The Sisters were also highly accomplished needlewomen and illuminators (decorative writing) and they received commissions to provide liturgical vestments as well as more humble garments. Their illuminated manuscripts were considered amongst the best of their kind and were presented to bishops, mayors, popes and even to Queen Victoria ‘from the Women of South Australia on the occasion of her Golden Jubilee’.
The school began with just a few students, but recognising the quality of the education they offered, more and more families began sending their children to the ‘North Adelaide Convent’.
Boys too were educated in the lower years, until they were old enough to attend the boys’ colleges.
The Dominican Sisters of North Adelaide was established and began to grow as did the school which had boarders from the beginning, including ‘parlour boarders’ – girls continuing their education post-school in the city.
By 1951 there were 260 pupils, including 55 who were boarders. There were boys enrolled in Reception, Year 1 and Year 2 until 2006.
Today the college educates 670 girls from Reception to Year 12.
Sr Jill Havey has been involved with the school for 70 of its 140 years, first as a student, then as principal for nearly 50 years and now as convenor of the Convent Archives.
“I started coming to kindergarten here when I was only four,” Sr Jill said.
“We lived in Childers Street just down the road and I could walk. It was small but we thought it was big, like you do when you’re little. It was a beautiful world, especially the kindergarten classroom. They were into drawing and painting in a big way so there were nursery rhymes on every wall so it was a lovely place to walk into.”

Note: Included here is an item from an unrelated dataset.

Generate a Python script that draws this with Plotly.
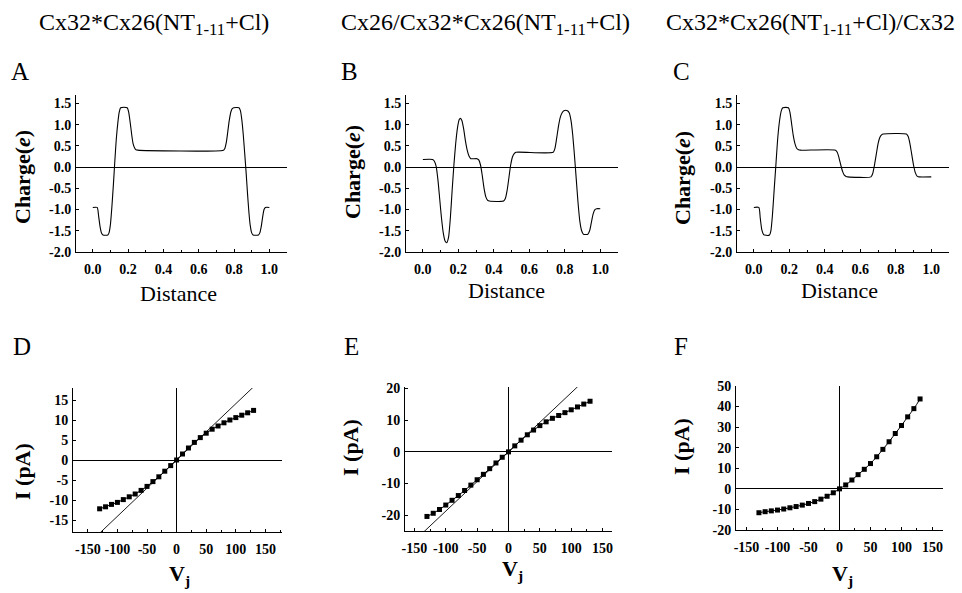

Her favourite recollections are not of individual moments but the people.
“Especially now looking after the Convent Archives I feel very connected to these women of the beginning…and I feel very connected to families, to mums and to dads,” she said.
“I look at the sports fields now and I can see two dads Michael and Paul on the lawnmower changing the garden that the Sisters had created to the oval that we desperately needed.”
“It’s a story about strong women but we owe so much to the dads of this school and their voluntary service.”
Her other recollections revolve around the waves of migration that impacted enrolments, from post-war WWII migration to the arrival of Vietnamese refugees, including Sister Cecelia, who serves in parish ministry but has been involved with the college in various ways for 41 years.
The location of the school, close to the city and a meeting point for the transport system, attracted migrant families to the college.
Sr Jill said St Dominic’s was most likely the only constant community remaining in North Adelaide.
“We’ve had 140 years of uninterrupted history,” she said.